Even something like the following has the same poor performance:

import numpy as np
from autograd import jacobian


def f(params, t):
    mu_, log_sigma_ = params
    Z = t * mu_ / log_sigma_
    return Z


timeline = np.linspace(1, 100, 40000)

gradient_at_mle = jacobian(f)(np.array([1.0, 1.0]), timeline)

Answer 1

From https://github.com/HIPS/autograd/issues/439 I gathered that there is an undocumented function autograd.make_jvp which calculates the jacobian with a fast forward mode.

The link states:

Given a function f, vectors x and v in the domain of f, make_jvp(f)(x)(v) computes both f(x) and the Jacobian of f evaluated at x, right multiplied by the vector v.

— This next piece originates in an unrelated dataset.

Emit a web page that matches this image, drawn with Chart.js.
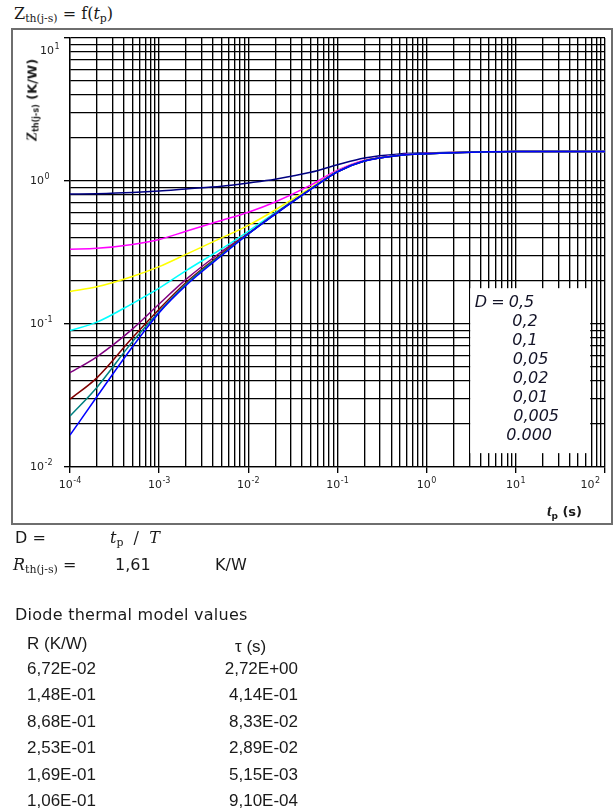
<!DOCTYPE html>
<html>
<head>
<meta charset="utf-8">
<script src="https://cdn.jsdelivr.net/npm/chart.js@4.4.1/dist/chart.umd.min.js"></script>
<style>
  body { margin: 0; background: #fff; }
  #page { position: relative; width: 615px; height: 812px; overflow: hidden; color: #1a1a1a; font-family: "DejaVu Sans", Verdana, sans-serif; }
  .abs { position: absolute; white-space: nowrap; line-height: 1; }
  .serif { font-family: "DejaVu Serif", "Liberation Serif", serif; }
  .lserif { font-family: "Liberation Serif", serif; }
  .arial { font-family: "Liberation Sans", Arial, sans-serif; }
  .sub { font-size: 0.68em; position: relative; top: 0.3em; }
  #frame { position: absolute; left: 11px; top: 28px; width: 598px; height: 493px; border: 2px solid #6e6e6e; }
  #plot { position: absolute; left: 0; top: 0; width: 615px; height: 530px; }
  #ytitle { position: absolute; left: 32px; top: 100px; transform: translate(-50%, -50%) rotate(-90deg); white-space: nowrap; font-weight: bold; font-size: 13px; line-height: 1; }
  .num { width: 100px; text-align: right; }
</style>
</head>
<body>
<div id="page">
  <div class="abs serif" style="left:14px; top:6px; font-size:16px;">Z<span class="sub">th(j-s)</span> = f(<i>t</i><span class="sub">p</span>)</div>
  <div id="frame"></div>
  <div id="plot"><canvas id="zth"></canvas></div>
  <div id="ytitle"><i class="lserif" style="font-size:15px;">Z</i><span class="sub" style="font-size:8px;">th(j-s)</span> (K/W)</div>
  <div class="abs" style="left:547px; top:503px; font-weight:bold; font-size:13px;"><i class="lserif" style="font-size:16px;">t</i><span class="sub" style="font-size:9px;">p</span> (s)</div>

  <div class="abs" style="left:15px; top:530px; font-size:16px;">D =</div>
  <div class="abs serif" style="left:110px; top:530px; font-size:16px;"><i>t</i><span class="sub">p</span>&nbsp; / &nbsp;<i>T</i></div>
  <div class="abs" style="left:13px; top:557px; font-size:16px;"><i class="serif" style="font-size:16px;">R</i><span class="sub serif" style="font-size:11px;">th(j-s)</span> =</div>
  <div class="abs" style="left:115px; top:557px; font-size:16px;">1,61</div>
  <div class="abs" style="left:215px; top:557px; font-size:16px;">K/W</div>

  <div class="abs" style="left:15px; top:607px; font-size:16px; letter-spacing:0.25px;">Diode thermal model values</div>
  <div id="table"></div>
</div>

<script>
// pulse duration tp (s)
const TP = [1e-4, 2e-4, 5e-4, 1e-3, 2e-3, 5e-3, 1e-2, 2e-2, 5e-2, 0.1, 0.2, 0.5, 1, 2, 5, 10, 20, 50, 100];

// Zth(j-s) in K/W for each duty cycle
const Z_D05   = [0.81, 0.815, 0.83, 0.85, 0.88, 0.92, 0.97, 1.03, 1.15, 1.30, 1.45, 1.547, 1.572, 1.588, 1.602, 1.609, 1.61, 1.61, 1.61];
const Z_D02   = [0.333, 0.338, 0.36, 0.39, 0.445, 0.53, 0.605, 0.713, 0.935, 1.19, 1.40, 1.52, 1.555, 1.58, 1.60, 1.61, 1.61, 1.61, 1.61];
const Z_D01   = [0.169, 0.182, 0.215, 0.252, 0.307, 0.40, 0.49, 0.627, 0.895, 1.17, 1.385, 1.515, 1.553, 1.58, 1.60, 1.61, 1.61, 1.61, 1.61];
const Z_D005  = [0.090, 0.103, 0.139, 0.178, 0.236, 0.335, 0.445, 0.60, 0.882, 1.165, 1.38, 1.512, 1.551, 1.579, 1.60, 1.61, 1.61, 1.61, 1.61];
const Z_D002  = [0.0457, 0.059, 0.092, 0.138, 0.205, 0.32, 0.43, 0.592, 0.878, 1.162, 1.38, 1.511, 1.551, 1.578, 1.60, 1.61, 1.61, 1.61, 1.61];
const Z_D001  = [0.0298, 0.042, 0.080, 0.127, 0.195, 0.31, 0.428, 0.589, 0.876, 1.161, 1.38, 1.511, 1.551, 1.578, 1.60, 1.61, 1.61, 1.61, 1.61];
const Z_D0005 = [0.0227, 0.036, 0.075, 0.122, 0.19, 0.305, 0.427, 0.587, 0.875, 1.16, 1.38, 1.511, 1.551, 1.578, 1.60, 1.61, 1.61, 1.61, 1.61];
const Z_D0    = [0.0167, 0.031, 0.069, 0.12, 0.186, 0.30, 0.426, 0.585, 0.874, 1.16, 1.378, 1.511, 1.551, 1.578, 1.60, 1.61, 1.61, 1.61, 1.61];

const DUTY = ['0,5', '0,2', '0,1', '0,05', '0,02', '0,01', '0,005', '0.000'];
const SERIES = [Z_D05, Z_D02, Z_D01, Z_D005, Z_D002, Z_D001, Z_D0005, Z_D0];
const COLORS = ['#000080', '#ff00ff', '#ffff00', '#00ffff', '#800080', '#800000', '#008080', '#0000ff'];

// axis decades (labels 10^n)
const X_DECADES = [-4, -3, -2, -1, 0, 1, 2];
const Y_DECADES = [-2, -1, 0, 1];

// Foster network of the diode
const MODEL_R   = ['6,72E-02', '1,48E-01', '8,68E-01', '2,53E-01', '1,69E-01', '1,06E-01'];
const MODEL_TAU = ['2,72E+00', '4,14E-01', '8,33E-02', '2,89E-02', '5,15E-03', '9,10E-04'];

// table under the chart
const table = document.getElementById('table');
let html = '<div class="abs arial" style="left:27px; top:635px; font-size:17px;">R (K/W)</div>' +
           '<div class="abs arial" style="left:235px; top:638px; font-size:17px;">&tau; (s)</div>';
MODEL_R.forEach((r, i) => {
  const top = 660 + i * 26.4;
  html += `<div class="abs arial" style="left:27px; top:${top}px; font-size:17px;">${r}</div>`;
  html += `<div class="abs arial num" style="left:198px; top:${top}px; font-size:17px;">${MODEL_TAU[i]}</div>`;
});
table.innerHTML = html;

// 1..9 x 10^n ticks so every decade gets its full grid
function logTicks(lo, hi) {
  const ticks = [];
  for (let e = Math.round(Math.log10(lo)); e < Math.round(Math.log10(hi)); e++) {
    for (let m = 1; m < 10; m++) ticks.push({ value: +(m * Math.pow(10, e)).toPrecision(3) });
  }
  ticks.push({ value: hi });
  return ticks;
}
const isDecade = v => Math.abs(Math.log10(v) - Math.round(Math.log10(v))) < 1e-6;

function powerWidth(ctx, exp) {
  ctx.font = '11px "DejaVu Sans"';
  const wb = ctx.measureText('10').width;
  ctx.font = '8px "DejaVu Sans"';
  return [wb, ctx.measureText(String(exp)).width];
}

function drawPower(ctx, exp, x0, py) {
  const [wb] = powerWidth(ctx, exp);
  ctx.textAlign = 'left';
  ctx.textBaseline = 'middle';
  ctx.font = '11px "DejaVu Sans"';
  ctx.fillText('10', x0, py);
  ctx.font = '8px "DejaVu Sans"';
  ctx.fillText(String(exp), x0 + wb + 0.5, py - 4);
}

// white panel with the duty cycle list + 10^n axis labels
const annotations = {
  id: 'annotations',
  beforeDatasetsDraw(chart) {
    const { ctx, scales: { x, y } } = chart;
    const l = x.getPixelForValue(3) + 1, r = x.getPixelForValue(70) - 1;
    const t = y.getPixelForValue(0.178), b = y.getPixelForValue(0.0125);
    ctx.save();
    ctx.fillStyle = '#fff';
    ctx.fillRect(l, t, r - l, b - t);
    ctx.restore();
  },
  afterDraw(chart) {
    const { ctx, chartArea, scales: { x, y } } = chart;
    ctx.save();
    ctx.fillStyle = '#1e1e1e';
    X_DECADES.forEach(e => {
      const [wb, ws] = powerWidth(ctx, e);
      const w = wb + ws + 0.5;
      const x0 = Math.min(x.getPixelForValue(Math.pow(10, e)) - w / 2, chartArea.right - 5 - w);
      drawPower(ctx, e, x0, 485);
    });
    Y_DECADES.forEach(e => {
      const py = y.getPixelForValue(Math.pow(10, e));
      if (py < chartArea.top + 5) drawPower(ctx, e, 40, chartArea.top + 13);
      else drawPower(ctx, e, 30, py);
    });

    const l = x.getPixelForValue(3);
    const t = y.getPixelForValue(0.178);
    ctx.font = 'oblique 16px "DejaVu Sans"';
    ctx.textBaseline = 'middle';
    ctx.fillStyle = '#141428';
    const indent = [39.5, 43, 43, 43.5, 43.5, 43.5, 44, 37];
    DUTY.forEach((d, i) => {
      const py = t + 15 + i * 19;
      if (i === 0) {
        ctx.fillText('D', l + 5.5, py);
        ctx.fillText('=', l + 22, py);
      }
      ctx.fillText(d, l + indent[i], py);
    });
    ctx.restore();
  }
};

const gridStyle = {
  color: '#000',
  lineWidth: 1.35,
  drawTicks: true,
  tickLength: 6,
  tickColor: c => (c.tick && isDecade(c.tick.value)) ? '#000' : 'rgba(0,0,0,0)'
};

new Chart(document.getElementById('zth'), {
  type: 'line',
  data: {
    datasets: SERIES.map((s, i) => ({
      label: 'D = ' + DUTY[i],
      data: TP.map((t, k) => ({ x: t, y: s[k] })),
      borderColor: COLORS[i],
      backgroundColor: COLORS[i],
      borderWidth: 1.5,
      pointRadius: 0,
      cubicInterpolationMode: 'monotone',
      order: -i
    }))
  },
  options: {
    responsive: true,
    maintainAspectRatio: false,
    animation: false,
    layout: { padding: { left: 0, right: 10, top: 38, bottom: 0 } },
    plugins: { legend: { display: false }, tooltip: { enabled: false } },
    scales: {
      x: {
        type: 'logarithmic',
        min: 1e-4,
        max: 100,
        afterBuildTicks: s => { s.ticks = logTicks(1e-4, 100); },
        afterFit: s => { s.height = 63; },
        grid: gridStyle,
        border: { color: '#000', width: 1.35 },
        ticks: { display: false }
      },
      y: {
        type: 'logarithmic',
        min: 0.01,
        max: 10,
        afterBuildTicks: s => { s.ticks = logTicks(0.01, 10); },
        afterFit: s => { s.width = 70; },
        grid: gridStyle,
        border: { color: '#000', width: 1.35 },
        ticks: { display: false }
      }
    }
  },
  plugins: [annotations]
});
</script>
</body>
</html>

To get the full Jacobian of f you just need to write a loop to evaluate make_jvp(f)(x)(v) for each v in the standard basis of f's domain. Our reverse mode Jacobian operator works in the same way.

From your example:

import autograd.numpy as np
from autograd import make_jvp

def f(params):
    mu_, log_sigma_ = params
    Z = timeline * mu_ / log_sigma_
    return Z

timeline = np.linspace(1, 100, 40000)

gradient_at_mle = make_jvp(f)(np.array([1.0, 1.0]))

# loop through each basis
# [1, 0] evaluates (f(0), first column of jacobian)
# [0, 1] evaluates (f(0), second column of jacobian)
for basis in (np.array([1, 0]), np.array([0, 1])):
    val_of_f, col_of_jacobian = gradient_at_mle(basis)
    print(col_of_jacobian)

Output:

[  1.           1.00247506   1.00495012 ...  99.99504988  99.99752494
 100.        ]
[  -1.           -1.00247506   -1.00495012 ...  -99.99504988  -99.99752494
 -100.        ]

This runs in ~ 0.005 seconds on google collab.

Edit:

Functions like cdf aren't defined for the regular jvp yet but you can use another undocumented function make_jvp_reversemode where it is defined. Usage is similar except that the output is only the column and not the value of the function:

import autograd.numpy as np
from autograd.scipy.stats.norm import cdf
from autograd.differential_operators import make_jvp_reversemode


def f(params):
    mu_, log_sigma_ = params
    Z = timeline * cdf(mu_ / log_sigma_)
    return Z

timeline = np.linspace(1, 100, 40000)

gradient_at_mle = make_jvp_reversemode(f)(np.array([1.0, 1.0]))

# loop through each basis
# [1, 0] evaluates first column of jacobian
# [0, 1] evaluates second column of jacobian
for basis in (np.array([1, 0]), np.array([0, 1])):
    col_of_jacobian = gradient_at_mle(basis)
    print(col_of_jacobian)

Output:

[0.05399097 0.0541246  0.05425823 ... 5.39882939 5.39896302 5.39909665]
[-0.05399097 -0.0541246  -0.05425823 ... -5.39882939 -5.39896302 -5.39909665]

Note that make_jvp_reversemode will be slightly faster than make_jvp by a constant factor due to it's use of caching.